**EXERCISE DESCRIPTION**
Data follows below. Repeat exactly the lines between the line holding "Write a LaTeX" and the line holding "(airin) -- (compin);", inclusive, and nothing more; drop pictures.
#### RECORD EXCERPTS
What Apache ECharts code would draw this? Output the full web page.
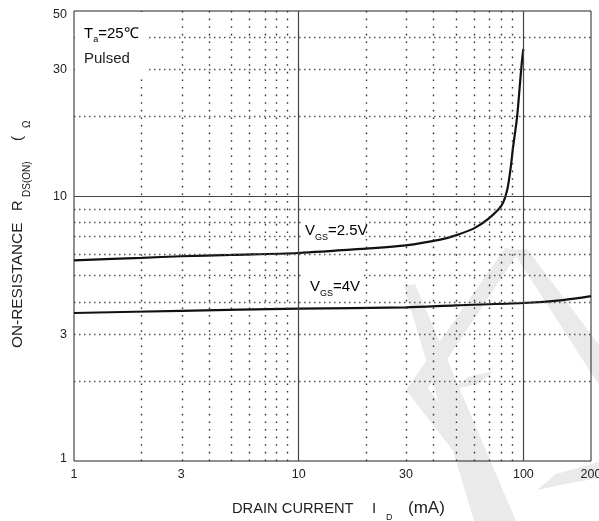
########
#### RECORD EXCERPTS
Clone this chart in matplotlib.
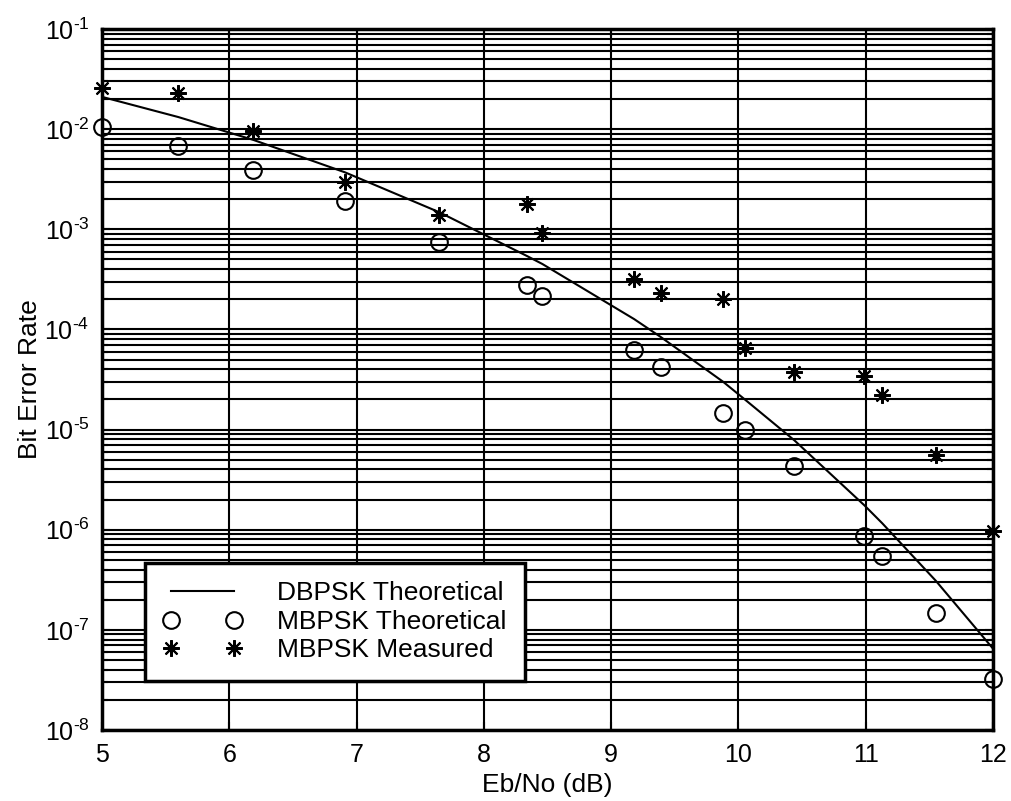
########
#### RECORD EXCERPTS
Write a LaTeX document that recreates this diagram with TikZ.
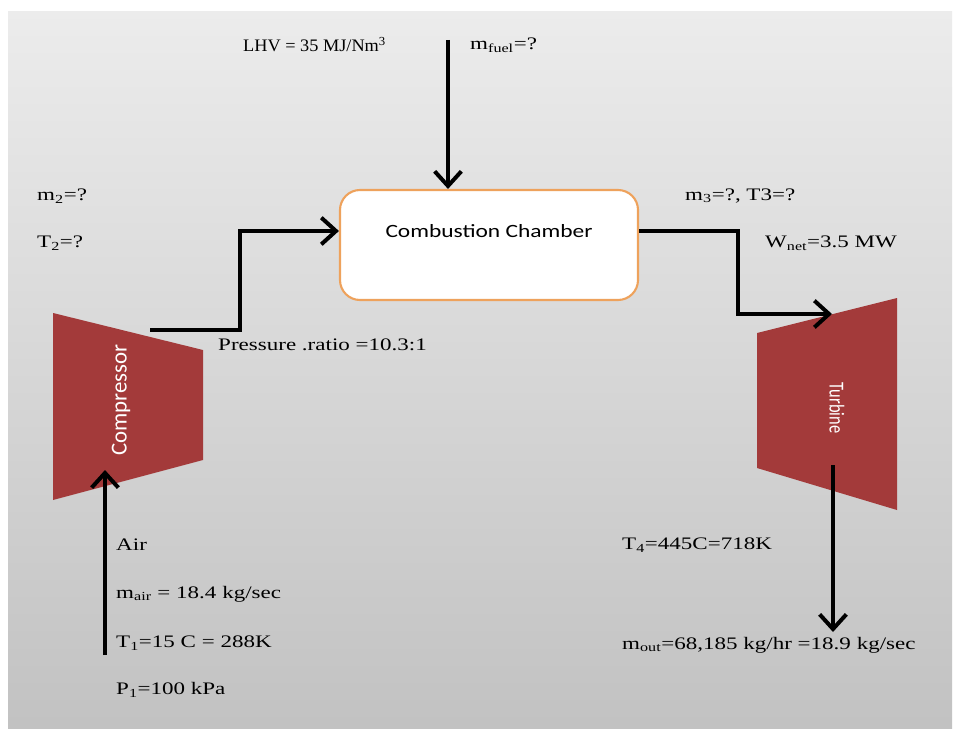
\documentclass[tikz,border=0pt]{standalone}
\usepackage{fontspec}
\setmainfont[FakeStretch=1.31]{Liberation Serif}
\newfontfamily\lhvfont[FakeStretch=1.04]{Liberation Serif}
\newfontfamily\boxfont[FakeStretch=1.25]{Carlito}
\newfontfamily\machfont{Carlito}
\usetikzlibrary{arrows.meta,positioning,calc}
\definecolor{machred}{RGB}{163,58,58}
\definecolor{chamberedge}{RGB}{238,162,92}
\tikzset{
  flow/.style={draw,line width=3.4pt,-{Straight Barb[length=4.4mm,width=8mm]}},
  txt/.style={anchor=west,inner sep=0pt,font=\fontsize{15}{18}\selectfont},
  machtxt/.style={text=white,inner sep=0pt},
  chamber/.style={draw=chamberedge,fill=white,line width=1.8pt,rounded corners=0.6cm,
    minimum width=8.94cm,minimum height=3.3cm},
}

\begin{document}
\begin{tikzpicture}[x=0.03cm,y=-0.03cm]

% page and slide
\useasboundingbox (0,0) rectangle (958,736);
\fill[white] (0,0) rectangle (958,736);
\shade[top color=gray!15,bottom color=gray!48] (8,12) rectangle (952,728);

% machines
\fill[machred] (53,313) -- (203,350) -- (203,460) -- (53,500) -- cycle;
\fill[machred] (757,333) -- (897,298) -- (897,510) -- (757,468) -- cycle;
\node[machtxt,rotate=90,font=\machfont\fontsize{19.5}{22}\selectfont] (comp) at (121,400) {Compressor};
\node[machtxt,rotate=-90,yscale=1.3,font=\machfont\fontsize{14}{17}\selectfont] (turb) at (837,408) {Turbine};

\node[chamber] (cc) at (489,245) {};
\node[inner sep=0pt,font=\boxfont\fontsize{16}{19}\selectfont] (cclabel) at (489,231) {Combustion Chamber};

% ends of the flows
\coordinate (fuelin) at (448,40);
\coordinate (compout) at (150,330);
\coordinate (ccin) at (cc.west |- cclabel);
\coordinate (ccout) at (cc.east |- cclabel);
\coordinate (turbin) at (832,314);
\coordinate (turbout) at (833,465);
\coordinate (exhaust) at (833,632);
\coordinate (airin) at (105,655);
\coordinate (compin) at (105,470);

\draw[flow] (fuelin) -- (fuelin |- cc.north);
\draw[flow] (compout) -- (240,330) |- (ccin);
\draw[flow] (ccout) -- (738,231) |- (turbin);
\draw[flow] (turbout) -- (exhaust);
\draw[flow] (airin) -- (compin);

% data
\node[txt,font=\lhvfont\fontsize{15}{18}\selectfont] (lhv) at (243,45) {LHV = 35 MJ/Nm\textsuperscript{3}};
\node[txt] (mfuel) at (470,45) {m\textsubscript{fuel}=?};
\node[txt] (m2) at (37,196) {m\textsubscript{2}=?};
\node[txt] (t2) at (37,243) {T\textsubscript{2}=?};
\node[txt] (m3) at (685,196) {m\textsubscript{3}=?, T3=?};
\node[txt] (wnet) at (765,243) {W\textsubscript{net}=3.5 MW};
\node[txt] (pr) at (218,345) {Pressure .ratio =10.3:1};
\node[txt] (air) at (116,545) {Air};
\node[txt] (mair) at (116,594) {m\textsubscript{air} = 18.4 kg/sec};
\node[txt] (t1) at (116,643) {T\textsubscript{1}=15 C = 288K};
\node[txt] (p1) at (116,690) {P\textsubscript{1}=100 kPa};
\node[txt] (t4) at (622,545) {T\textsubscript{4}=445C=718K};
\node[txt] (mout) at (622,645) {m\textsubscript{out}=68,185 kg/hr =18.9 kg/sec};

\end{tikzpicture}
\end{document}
########
**REPLY TO THE EXERCISE**
Write a LaTeX document that recreates this diagram with TikZ.
\documentclass[tikz,border=0pt]{standalone}
\usepackage{fontspec}
\setmainfont[FakeStretch=1.31]{Liberation Serif}
\newfontfamily\lhvfont[FakeStretch=1.04]{Liberation Serif}
\newfontfamily\boxfont[FakeStretch=1.25]{Carlito}
\newfontfamily\machfont{Carlito}
\usetikzlibrary{arrows.meta,positioning,calc}
\definecolor{machred}{RGB}{163,58,58}
\definecolor{chamberedge}{RGB}{238,162,92}
\tikzset{
  flow/.style={draw,line width=3.4pt,-{Straight Barb[length=4.4mm,width=8mm]}},
  txt/.style={anchor=west,inner sep=0pt,font=\fontsize{15}{18}\selectfont},
  machtxt/.style={text=white,inner sep=0pt},
  chamber/.style={draw=chamberedge,fill=white,line width=1.8pt,rounded corners=0.6cm,
    minimum width=8.94cm,minimum height=3.3cm},
}

\begin{document}
\begin{tikzpicture}[x=0.03cm,y=-0.03cm]

% page and slide
\useasboundingbox (0,0) rectangle (958,736);
\fill[white] (0,0) rectangle (958,736);
\shade[top color=gray!15,bottom color=gray!48] (8,12) rectangle (952,728);

% machines
\fill[machred] (53,313) -- (203,350) -- (203,460) -- (53,500) -- cycle;
\fill[machred] (757,333) -- (897,298) -- (897,510) -- (757,468) -- cycle;
\node[machtxt,rotate=90,font=\machfont\fontsize{19.5}{22}\selectfont] (comp) at (121,400) {Compressor};
\node[machtxt,rotate=-90,yscale=1.3,font=\machfont\fontsize{14}{17}\selectfont] (turb) at (837,408) {Turbine};

\node[chamber] (cc) at (489,245) {};
\node[inner sep=0pt,font=\boxfont\fontsize{16}{19}\selectfont] (cclabel) at (489,231) {Combustion Chamber};

% ends of the flows
\coordinate (fuelin) at (448,40);
\coordinate (compout) at (150,330);
\coordinate (ccin) at (cc.west |- cclabel);
\coordinate (ccout) at (cc.east |- cclabel);
\coordinate (turbin) at (832,314);
\coordinate (turbout) at (833,465);
\coordinate (exhaust) at (833,632);
\coordinate (airin) at (105,655);
\coordinate (compin) at (105,470);

\draw[flow] (fuelin) -- (fuelin |- cc.north);
\draw[flow] (compout) -- (240,330) |- (ccin);
\draw[flow] (ccout) -- (738,231) |- (turbin);
\draw[flow] (turbout) -- (exhaust);
\draw[flow] (airin) -- (compin);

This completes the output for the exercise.